» **Problem to work on**
Reproduce, please, the span of lines beginning at the line with "Give me the matplotlib source for this chart." and ending at the line with "XMIN, XMAX, NBINS", inclusive, minus any pictures.

***** Input records

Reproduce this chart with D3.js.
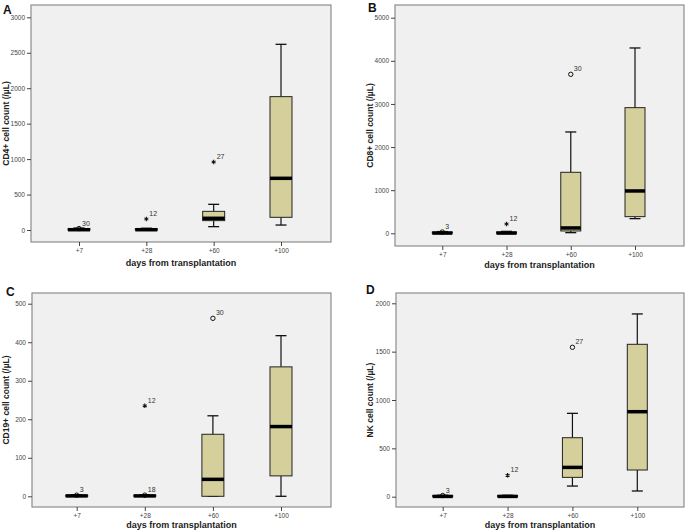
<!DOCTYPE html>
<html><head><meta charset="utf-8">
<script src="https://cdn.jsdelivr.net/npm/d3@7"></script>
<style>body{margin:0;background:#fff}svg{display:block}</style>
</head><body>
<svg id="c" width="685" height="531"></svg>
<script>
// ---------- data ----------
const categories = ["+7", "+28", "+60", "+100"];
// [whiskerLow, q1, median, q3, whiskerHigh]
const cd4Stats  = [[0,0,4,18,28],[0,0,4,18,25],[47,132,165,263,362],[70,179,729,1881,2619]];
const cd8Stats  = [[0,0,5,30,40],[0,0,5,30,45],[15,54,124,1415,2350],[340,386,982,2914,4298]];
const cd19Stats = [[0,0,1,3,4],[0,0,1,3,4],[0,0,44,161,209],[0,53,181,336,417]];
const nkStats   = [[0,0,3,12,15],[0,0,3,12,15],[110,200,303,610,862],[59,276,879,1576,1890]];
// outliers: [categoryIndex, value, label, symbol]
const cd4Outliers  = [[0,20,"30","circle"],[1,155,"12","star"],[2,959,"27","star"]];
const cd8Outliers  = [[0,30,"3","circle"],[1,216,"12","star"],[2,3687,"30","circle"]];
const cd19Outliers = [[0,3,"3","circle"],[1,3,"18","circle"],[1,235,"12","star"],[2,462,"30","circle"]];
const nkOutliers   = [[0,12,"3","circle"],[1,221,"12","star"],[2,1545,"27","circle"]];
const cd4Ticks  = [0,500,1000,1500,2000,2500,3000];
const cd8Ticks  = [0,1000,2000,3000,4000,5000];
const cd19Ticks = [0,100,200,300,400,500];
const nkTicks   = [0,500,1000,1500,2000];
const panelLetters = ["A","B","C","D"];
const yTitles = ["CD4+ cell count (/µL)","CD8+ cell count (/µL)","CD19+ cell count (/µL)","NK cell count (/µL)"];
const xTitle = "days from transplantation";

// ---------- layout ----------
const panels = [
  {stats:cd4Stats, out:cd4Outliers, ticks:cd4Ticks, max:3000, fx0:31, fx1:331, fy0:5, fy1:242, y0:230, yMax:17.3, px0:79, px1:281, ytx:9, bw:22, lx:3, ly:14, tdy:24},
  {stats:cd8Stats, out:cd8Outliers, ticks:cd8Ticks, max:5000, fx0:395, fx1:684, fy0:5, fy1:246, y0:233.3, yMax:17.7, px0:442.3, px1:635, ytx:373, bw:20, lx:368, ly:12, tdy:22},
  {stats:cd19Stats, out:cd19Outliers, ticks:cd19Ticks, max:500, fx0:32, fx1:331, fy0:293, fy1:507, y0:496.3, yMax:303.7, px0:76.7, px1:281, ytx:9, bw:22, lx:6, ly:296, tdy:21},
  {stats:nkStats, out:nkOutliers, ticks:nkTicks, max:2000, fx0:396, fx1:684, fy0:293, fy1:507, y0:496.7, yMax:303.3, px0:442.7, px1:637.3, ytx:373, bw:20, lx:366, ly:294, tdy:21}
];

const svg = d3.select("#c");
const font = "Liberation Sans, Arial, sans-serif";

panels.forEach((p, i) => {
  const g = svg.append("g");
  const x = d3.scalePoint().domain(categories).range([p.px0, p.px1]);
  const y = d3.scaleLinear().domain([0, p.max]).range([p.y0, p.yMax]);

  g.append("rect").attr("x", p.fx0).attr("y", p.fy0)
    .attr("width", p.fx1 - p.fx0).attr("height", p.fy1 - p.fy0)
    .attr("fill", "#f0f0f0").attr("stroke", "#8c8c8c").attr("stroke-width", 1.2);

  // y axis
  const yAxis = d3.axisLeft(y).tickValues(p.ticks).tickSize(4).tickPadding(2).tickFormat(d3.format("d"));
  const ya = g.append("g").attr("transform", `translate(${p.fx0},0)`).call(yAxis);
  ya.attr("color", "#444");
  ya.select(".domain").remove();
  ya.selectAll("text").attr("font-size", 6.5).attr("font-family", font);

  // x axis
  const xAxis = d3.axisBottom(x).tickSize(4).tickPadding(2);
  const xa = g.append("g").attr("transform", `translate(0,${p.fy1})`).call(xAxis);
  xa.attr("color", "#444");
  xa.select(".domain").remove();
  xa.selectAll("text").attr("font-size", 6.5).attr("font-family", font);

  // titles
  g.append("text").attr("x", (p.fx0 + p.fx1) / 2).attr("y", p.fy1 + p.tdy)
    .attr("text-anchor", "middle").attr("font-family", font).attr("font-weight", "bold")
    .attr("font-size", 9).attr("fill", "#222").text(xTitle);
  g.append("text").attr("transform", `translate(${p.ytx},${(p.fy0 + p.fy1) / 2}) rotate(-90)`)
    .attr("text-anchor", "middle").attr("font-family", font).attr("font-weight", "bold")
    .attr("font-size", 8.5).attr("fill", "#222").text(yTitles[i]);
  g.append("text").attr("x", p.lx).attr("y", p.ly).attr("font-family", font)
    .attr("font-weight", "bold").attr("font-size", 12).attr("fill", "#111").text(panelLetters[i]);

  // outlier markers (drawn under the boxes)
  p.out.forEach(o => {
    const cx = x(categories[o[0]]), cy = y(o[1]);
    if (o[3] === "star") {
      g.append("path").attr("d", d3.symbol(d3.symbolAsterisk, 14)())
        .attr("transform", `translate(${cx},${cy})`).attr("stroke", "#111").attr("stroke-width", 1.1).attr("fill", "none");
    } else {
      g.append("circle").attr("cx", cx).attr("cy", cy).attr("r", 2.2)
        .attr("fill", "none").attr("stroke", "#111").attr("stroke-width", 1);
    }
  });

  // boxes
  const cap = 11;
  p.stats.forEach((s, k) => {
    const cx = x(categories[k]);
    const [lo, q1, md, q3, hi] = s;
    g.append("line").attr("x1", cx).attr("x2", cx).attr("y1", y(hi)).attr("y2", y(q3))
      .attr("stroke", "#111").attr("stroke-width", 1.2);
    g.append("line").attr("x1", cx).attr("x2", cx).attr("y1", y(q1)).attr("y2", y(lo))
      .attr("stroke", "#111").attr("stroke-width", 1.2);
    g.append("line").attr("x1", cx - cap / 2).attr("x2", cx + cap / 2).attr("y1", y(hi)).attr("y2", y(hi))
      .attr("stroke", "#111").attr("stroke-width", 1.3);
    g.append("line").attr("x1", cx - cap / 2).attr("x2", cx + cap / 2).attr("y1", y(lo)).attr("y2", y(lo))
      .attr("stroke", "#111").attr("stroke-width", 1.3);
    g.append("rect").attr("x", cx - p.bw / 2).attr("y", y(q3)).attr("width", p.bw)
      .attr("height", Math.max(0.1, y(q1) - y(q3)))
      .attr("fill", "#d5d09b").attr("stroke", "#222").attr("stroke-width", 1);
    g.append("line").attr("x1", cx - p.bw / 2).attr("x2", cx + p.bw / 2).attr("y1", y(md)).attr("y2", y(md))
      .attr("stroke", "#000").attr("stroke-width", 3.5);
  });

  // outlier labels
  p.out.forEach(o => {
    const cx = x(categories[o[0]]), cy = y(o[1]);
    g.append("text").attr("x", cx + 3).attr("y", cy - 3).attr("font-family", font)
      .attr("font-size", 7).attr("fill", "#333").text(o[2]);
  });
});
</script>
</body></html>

**********
***** Input records

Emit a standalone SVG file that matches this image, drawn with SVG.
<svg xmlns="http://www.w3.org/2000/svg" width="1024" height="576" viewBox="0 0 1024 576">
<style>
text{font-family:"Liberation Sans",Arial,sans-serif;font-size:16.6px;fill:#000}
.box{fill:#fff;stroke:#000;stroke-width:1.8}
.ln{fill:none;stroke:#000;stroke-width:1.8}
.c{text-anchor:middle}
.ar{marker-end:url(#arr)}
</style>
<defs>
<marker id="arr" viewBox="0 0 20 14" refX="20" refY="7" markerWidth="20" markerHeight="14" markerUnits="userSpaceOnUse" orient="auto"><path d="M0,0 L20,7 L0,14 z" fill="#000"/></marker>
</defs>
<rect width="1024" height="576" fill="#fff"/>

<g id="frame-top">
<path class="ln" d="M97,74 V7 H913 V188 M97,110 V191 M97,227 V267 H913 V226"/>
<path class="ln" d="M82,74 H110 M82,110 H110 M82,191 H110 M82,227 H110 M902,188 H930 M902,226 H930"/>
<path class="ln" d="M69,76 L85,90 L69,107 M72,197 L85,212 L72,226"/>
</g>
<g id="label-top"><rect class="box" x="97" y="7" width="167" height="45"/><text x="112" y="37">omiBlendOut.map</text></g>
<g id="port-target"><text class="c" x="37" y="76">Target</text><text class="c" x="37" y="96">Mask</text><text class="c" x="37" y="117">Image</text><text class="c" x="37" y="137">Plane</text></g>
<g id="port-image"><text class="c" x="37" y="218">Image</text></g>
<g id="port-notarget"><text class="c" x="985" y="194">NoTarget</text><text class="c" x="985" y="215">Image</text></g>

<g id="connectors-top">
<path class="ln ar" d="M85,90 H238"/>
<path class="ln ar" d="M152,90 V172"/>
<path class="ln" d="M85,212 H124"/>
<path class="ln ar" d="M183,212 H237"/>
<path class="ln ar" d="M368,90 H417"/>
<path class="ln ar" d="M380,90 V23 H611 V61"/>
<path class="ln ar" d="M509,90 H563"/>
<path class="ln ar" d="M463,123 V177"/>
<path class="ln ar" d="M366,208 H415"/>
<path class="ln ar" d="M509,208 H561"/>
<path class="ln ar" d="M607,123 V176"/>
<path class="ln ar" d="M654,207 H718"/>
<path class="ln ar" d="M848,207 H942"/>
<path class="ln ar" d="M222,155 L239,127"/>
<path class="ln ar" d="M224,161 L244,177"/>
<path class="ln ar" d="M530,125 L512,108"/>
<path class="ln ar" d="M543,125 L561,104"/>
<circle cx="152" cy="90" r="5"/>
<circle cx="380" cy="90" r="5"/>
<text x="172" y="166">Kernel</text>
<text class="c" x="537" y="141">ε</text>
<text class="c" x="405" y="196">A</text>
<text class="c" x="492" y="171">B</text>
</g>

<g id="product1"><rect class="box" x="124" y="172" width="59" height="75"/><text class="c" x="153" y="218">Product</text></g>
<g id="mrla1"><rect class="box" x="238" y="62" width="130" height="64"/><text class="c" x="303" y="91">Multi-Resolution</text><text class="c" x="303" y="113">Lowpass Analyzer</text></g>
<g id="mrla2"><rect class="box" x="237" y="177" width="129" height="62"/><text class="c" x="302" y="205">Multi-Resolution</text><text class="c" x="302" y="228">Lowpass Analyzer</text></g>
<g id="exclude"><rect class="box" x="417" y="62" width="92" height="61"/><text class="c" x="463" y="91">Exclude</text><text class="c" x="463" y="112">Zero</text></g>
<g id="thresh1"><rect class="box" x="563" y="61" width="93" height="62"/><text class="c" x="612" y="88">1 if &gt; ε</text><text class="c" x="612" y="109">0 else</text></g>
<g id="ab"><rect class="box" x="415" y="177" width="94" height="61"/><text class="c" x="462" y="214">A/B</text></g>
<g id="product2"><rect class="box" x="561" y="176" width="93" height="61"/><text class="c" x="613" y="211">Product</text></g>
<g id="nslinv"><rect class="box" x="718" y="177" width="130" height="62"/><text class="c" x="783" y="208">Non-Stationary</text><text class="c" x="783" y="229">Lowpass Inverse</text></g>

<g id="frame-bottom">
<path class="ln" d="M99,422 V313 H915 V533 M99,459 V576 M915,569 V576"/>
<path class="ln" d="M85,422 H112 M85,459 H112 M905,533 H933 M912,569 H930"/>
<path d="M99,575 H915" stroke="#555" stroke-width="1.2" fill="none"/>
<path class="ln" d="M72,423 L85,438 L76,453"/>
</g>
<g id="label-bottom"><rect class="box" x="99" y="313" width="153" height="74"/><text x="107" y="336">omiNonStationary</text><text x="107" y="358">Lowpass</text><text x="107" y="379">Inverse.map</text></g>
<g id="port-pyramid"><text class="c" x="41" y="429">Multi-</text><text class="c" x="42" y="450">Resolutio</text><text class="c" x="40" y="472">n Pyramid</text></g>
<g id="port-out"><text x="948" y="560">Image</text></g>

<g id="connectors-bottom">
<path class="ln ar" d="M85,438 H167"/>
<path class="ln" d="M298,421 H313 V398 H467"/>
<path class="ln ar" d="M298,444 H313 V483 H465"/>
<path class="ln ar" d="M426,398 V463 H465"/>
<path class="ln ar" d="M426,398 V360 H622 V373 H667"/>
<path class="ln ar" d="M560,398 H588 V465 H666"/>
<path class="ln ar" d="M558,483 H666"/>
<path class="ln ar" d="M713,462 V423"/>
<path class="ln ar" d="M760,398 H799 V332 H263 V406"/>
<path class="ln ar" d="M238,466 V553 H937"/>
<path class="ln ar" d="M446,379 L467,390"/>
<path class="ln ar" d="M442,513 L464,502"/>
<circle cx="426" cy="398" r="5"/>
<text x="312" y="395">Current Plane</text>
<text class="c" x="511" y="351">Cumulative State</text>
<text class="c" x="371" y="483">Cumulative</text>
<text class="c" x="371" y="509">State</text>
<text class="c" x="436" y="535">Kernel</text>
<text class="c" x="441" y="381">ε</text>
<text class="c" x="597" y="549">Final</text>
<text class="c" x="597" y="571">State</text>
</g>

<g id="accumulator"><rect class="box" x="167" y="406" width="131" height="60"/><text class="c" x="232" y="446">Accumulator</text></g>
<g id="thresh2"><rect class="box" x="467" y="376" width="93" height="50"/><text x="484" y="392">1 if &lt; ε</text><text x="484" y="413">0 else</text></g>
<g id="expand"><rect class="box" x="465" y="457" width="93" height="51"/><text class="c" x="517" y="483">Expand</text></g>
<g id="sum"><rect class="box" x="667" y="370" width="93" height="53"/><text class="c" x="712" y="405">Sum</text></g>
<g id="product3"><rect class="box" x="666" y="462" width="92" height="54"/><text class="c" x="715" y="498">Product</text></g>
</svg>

**********
***** Input records

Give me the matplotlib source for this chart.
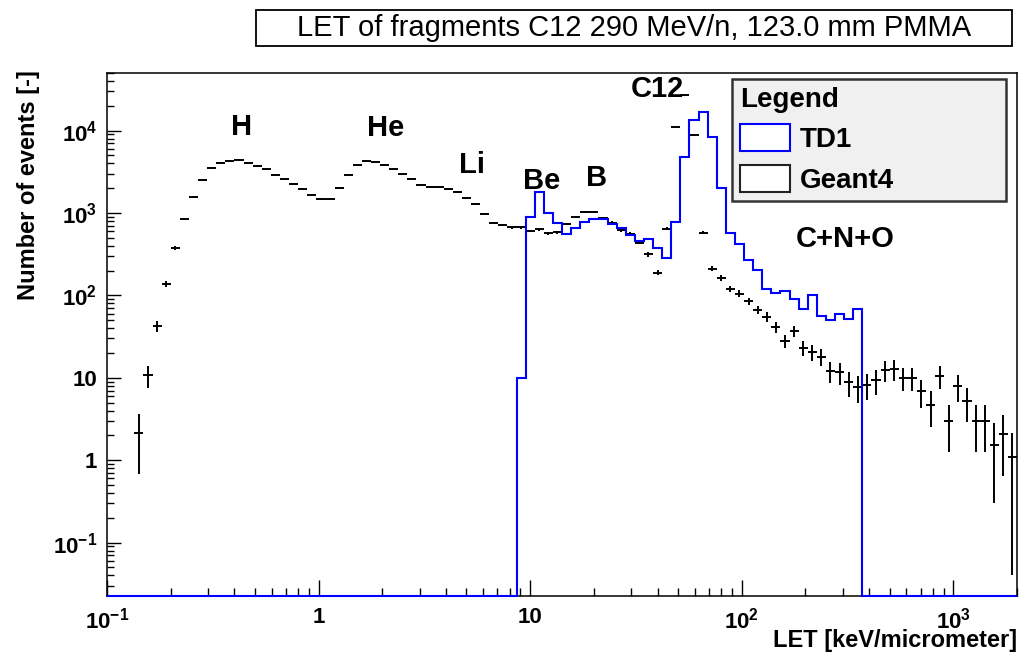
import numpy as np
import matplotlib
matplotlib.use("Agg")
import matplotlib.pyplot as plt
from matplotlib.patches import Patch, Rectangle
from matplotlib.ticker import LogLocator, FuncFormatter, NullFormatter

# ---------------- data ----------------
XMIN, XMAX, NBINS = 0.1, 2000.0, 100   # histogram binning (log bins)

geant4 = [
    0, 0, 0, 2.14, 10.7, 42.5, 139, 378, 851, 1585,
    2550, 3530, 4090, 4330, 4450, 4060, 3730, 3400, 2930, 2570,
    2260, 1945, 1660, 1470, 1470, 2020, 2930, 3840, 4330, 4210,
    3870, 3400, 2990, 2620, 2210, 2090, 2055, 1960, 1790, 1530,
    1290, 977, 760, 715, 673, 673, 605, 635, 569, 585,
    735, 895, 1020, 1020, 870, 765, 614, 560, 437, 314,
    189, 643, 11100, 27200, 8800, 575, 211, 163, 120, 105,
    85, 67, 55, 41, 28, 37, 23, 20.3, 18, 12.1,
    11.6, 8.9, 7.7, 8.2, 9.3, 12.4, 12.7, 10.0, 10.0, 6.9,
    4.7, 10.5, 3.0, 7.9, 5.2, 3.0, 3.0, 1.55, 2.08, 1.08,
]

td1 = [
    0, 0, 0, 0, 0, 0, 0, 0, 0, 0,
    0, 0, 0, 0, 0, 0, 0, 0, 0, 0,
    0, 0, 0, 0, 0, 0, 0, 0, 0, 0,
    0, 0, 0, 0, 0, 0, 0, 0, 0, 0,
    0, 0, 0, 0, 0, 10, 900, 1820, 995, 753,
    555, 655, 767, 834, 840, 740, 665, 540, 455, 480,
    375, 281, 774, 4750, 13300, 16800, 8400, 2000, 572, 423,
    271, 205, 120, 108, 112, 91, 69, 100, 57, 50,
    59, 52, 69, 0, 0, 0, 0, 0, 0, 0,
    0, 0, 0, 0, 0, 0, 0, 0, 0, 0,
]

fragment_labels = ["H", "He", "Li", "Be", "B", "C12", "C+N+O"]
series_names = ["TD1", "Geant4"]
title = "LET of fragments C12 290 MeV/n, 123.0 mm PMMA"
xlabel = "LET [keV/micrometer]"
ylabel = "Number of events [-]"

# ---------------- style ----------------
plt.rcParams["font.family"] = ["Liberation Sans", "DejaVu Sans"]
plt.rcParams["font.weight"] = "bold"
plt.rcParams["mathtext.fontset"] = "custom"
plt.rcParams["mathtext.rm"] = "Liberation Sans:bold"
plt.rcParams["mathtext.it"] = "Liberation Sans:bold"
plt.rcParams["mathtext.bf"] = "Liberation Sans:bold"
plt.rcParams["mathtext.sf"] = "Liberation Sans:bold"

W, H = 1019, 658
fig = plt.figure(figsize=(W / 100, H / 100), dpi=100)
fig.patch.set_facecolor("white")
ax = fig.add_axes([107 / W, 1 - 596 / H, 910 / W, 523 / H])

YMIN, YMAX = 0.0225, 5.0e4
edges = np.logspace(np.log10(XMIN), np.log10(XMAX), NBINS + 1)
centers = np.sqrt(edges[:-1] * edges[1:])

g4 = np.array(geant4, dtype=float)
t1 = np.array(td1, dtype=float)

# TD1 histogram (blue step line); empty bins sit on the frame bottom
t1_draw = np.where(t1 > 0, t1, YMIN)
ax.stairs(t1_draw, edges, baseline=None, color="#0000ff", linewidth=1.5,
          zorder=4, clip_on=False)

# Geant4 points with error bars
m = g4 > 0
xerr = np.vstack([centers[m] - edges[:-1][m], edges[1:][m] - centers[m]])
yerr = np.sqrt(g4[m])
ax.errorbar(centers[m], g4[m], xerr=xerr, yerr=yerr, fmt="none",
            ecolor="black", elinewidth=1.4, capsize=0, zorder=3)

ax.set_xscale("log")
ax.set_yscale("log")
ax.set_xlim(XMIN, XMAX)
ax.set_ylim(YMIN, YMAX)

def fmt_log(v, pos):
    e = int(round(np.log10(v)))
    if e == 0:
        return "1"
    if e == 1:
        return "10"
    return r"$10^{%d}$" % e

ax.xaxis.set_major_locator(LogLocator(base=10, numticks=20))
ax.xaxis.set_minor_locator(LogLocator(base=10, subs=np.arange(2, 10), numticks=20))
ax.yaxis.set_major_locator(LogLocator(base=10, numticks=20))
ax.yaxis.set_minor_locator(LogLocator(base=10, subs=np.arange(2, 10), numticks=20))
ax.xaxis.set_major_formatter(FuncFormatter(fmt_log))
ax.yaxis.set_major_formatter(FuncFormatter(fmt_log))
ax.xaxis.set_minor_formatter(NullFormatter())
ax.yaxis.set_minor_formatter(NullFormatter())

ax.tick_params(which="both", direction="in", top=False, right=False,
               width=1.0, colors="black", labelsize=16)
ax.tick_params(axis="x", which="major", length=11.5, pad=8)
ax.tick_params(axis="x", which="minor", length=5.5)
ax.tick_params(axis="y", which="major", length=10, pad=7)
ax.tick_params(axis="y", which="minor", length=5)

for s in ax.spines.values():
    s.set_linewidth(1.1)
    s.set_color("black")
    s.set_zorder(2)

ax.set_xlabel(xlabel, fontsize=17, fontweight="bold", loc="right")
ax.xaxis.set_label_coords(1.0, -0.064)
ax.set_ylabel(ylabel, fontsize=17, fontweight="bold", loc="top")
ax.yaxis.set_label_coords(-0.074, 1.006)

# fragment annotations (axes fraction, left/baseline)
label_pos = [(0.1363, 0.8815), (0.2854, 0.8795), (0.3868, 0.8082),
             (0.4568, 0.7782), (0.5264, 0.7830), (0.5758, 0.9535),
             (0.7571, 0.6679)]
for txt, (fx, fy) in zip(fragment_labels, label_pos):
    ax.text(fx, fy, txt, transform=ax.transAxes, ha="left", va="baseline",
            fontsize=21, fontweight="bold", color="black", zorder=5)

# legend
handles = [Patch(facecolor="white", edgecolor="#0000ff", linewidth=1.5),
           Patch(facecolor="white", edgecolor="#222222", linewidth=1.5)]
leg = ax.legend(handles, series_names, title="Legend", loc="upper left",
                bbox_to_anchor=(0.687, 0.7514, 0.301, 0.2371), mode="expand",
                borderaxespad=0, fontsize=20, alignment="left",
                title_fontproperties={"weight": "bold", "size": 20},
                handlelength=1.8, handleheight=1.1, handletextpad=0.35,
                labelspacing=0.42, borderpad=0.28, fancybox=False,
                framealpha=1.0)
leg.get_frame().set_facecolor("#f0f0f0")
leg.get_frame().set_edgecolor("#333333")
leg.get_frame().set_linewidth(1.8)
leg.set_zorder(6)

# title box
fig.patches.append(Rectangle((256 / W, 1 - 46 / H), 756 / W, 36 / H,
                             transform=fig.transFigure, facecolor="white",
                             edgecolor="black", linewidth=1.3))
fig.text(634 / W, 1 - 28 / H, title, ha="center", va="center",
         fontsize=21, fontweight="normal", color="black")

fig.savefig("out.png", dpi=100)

**********

» **Correct response**
Give me the matplotlib source for this chart.
import numpy as np
import matplotlib
matplotlib.use("Agg")
import matplotlib.pyplot as plt
from matplotlib.patches import Patch, Rectangle
from matplotlib.ticker import LogLocator, FuncFormatter, NullFormatter

# ---------------- data ----------------
XMIN, XMAX, NBINS = 0.1, 2000.0, 100   # histogram binning (log bins)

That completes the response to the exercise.